Condi will go about collecting her memory of the Bush years and her service as Secretary of State. She’ll have good memories, of course. It’s her book, her story. I would hope that it would be a book that tries to put the last eight years into a context that is more of an analytic framework.” Analytic framework? There will be anecdotes. I’m sure I’m going to tell some of the more interesting stories and discuss the characters I’ve met over the last eight years. I also, as an academic, will want to step back and really look at how the international system was impacted by the events of 9/11 and what new constraints and what new opportunities the United States faced as a result. I’m going to try to make this a book that’s analytic and not just storytelling.

“Analytical framework” means that 95 percent of you won’t be able to read my book, but it will sell because, well, I’m Condi Rice—and I have a story to tell for the historical record book!

Ninety-five percent of you will not know that with my writing I will determine what really happened and “how the international system was impacted by the events of 9/11.” After all, “I’m academic,” so I will influence and enlighten students about decision making. I will do so by dealing first with the historical account of my decisions and the decisions of the Bush administration. I will produce a text, a record of events, that generations will absorb and possess; the story of how an Empire fought the good battle against the evildoers in the world. But it won’t be simply “storytelling.” Oh, no. Analytical!

Work first and then play!

And criticism of you, Condi?

Criticism? Criticism is fine! “It’s perfectly legitimate to be critical of what’s been a complicated and sometimes controversial and always consequential last eight years.”

But—

People must listen first to “how we went about it.” “Criticism is natural.”

Really, now criticism is oh, so “natural.” Well, Condi’s ears should be ringing!

The criticism is so “natural” that media didn’t bother to tell the American public that there is opposition to the arrival of Condi Rice at Stanford University. For Majorie Cohn, President of the National Lawyers Guild, student and faculty activists at Stanford University, Condi Rice is not welcome.

This group of ex-VietNam protesters (Stanford alumni), current student and faculty members nailed the following petition on the campus president’s office door:

We, the undersigned students, faculty, staff, alumni, and other concerned members of the Stanford community, believe that high officials of the U.S. Government, including our former Provost, current Political Science Professor, and Hoover Institution Senior Fellow, Condoleezza Rice, should be held accountable for any serious violations of the Law (included ratified treaties, statutes, and/or the U.S. Constitution) through investigation and, if the facts warrant, prosecution, by appropriate legal authorities.

The activists consider Condi Rice’s presence at Stanford criminal.

Writing in The Huffington Post, May 8, 2009, Cohn cites “the law and evidence of Condoleezza Rice’s responsibility for war crimes — including torture — and for selling the illegal Iraq War.”

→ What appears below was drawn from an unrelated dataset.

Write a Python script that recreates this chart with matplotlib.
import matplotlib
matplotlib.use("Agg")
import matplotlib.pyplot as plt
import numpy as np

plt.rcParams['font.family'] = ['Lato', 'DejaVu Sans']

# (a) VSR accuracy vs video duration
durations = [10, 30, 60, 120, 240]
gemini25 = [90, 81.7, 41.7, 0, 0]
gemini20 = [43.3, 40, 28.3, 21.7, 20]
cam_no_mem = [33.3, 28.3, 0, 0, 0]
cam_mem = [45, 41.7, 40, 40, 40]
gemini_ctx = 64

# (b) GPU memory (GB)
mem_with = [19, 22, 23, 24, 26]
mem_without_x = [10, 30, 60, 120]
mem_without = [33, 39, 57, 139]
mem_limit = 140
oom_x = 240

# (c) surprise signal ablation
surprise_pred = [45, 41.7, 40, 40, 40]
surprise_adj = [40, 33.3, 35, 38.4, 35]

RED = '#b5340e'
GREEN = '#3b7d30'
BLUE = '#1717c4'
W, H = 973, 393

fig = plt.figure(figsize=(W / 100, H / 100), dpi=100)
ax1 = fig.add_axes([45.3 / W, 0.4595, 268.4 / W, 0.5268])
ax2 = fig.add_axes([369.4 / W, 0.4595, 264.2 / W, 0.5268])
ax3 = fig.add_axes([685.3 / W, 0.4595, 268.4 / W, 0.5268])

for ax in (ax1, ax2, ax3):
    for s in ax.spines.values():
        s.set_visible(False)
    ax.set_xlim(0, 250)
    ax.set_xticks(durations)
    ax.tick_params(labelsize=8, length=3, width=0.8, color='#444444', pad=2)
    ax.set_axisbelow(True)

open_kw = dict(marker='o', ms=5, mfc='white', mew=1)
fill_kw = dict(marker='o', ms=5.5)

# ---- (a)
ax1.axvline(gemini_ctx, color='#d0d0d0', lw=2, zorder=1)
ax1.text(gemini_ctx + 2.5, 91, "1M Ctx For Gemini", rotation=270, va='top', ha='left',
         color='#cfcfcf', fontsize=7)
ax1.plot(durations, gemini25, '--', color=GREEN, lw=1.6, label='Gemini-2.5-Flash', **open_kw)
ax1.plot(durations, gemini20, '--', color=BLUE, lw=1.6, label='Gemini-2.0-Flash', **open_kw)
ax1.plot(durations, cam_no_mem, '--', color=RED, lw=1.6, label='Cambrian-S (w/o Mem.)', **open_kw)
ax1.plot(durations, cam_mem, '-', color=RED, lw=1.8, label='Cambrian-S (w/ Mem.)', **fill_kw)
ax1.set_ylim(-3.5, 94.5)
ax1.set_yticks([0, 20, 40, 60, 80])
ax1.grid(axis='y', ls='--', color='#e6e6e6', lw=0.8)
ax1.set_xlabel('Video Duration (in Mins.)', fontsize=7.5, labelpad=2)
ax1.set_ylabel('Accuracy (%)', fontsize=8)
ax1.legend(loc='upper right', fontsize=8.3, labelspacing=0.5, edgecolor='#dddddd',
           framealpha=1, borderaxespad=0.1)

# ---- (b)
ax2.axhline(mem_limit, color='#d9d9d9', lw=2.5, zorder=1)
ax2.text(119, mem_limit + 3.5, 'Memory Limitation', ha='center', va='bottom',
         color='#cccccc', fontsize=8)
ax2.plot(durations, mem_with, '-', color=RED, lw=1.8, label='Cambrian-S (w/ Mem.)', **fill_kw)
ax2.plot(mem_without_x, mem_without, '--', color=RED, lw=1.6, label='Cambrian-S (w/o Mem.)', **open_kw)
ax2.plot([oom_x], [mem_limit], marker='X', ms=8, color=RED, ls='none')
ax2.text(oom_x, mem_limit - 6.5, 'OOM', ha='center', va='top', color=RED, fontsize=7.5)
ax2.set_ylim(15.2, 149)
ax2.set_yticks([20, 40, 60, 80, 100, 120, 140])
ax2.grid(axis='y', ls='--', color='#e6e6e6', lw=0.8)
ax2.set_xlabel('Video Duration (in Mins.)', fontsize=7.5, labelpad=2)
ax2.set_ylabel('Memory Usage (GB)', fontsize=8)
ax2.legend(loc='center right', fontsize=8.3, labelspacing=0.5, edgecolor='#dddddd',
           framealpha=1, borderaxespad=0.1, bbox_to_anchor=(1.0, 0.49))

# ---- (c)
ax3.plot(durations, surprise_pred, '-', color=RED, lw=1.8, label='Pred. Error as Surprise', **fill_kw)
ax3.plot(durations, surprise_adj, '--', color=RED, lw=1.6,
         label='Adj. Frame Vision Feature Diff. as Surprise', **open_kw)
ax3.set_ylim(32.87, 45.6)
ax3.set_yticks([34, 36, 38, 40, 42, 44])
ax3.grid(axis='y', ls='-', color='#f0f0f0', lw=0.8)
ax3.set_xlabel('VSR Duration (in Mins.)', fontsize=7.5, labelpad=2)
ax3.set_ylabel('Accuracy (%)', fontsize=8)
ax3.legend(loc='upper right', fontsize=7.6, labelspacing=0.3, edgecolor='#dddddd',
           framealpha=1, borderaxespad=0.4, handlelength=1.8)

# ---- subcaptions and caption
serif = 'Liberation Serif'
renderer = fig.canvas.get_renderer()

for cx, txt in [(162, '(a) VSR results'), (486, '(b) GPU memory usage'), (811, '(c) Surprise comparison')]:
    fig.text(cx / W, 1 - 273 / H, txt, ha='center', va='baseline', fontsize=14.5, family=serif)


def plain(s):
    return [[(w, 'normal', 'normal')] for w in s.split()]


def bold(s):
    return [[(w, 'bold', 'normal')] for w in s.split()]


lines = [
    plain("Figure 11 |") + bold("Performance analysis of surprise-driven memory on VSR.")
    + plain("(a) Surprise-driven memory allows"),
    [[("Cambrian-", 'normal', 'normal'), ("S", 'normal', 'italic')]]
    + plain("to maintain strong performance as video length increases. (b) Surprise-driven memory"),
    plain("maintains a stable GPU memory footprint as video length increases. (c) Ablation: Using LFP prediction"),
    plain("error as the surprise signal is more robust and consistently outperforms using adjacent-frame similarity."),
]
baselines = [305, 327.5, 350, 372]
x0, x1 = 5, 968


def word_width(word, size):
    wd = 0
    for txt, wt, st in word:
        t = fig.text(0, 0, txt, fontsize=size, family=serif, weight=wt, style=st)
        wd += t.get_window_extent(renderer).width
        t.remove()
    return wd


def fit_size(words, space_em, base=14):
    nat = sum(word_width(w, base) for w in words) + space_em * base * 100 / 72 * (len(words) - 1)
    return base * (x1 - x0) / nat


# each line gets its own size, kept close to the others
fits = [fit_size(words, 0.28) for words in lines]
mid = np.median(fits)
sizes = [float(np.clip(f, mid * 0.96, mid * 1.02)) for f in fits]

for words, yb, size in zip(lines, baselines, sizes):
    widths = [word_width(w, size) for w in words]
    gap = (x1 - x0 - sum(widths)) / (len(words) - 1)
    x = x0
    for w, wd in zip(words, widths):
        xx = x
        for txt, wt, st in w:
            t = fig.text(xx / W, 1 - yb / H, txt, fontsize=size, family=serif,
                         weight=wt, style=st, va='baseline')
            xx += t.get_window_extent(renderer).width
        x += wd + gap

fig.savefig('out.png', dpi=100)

To be sure, Condoleezza Rice is not the only Black American to turn her back on the liberation of human beings from tyranny to become an active participant in white supremacy. She isn’t the only Bush war-and-torture alumni to return to the halls of higher education without a challenge by administrators. Academia has sold its soul long ago. Truth is dangerous there—in this era of right is might! And unless concerned students and faculty at Stanford University and at every college and university don’t stand up to end to the corruption of knowledge, we will see many more Condi Rices on telescreens, holding up their books, and proclaiming victory over the zombies.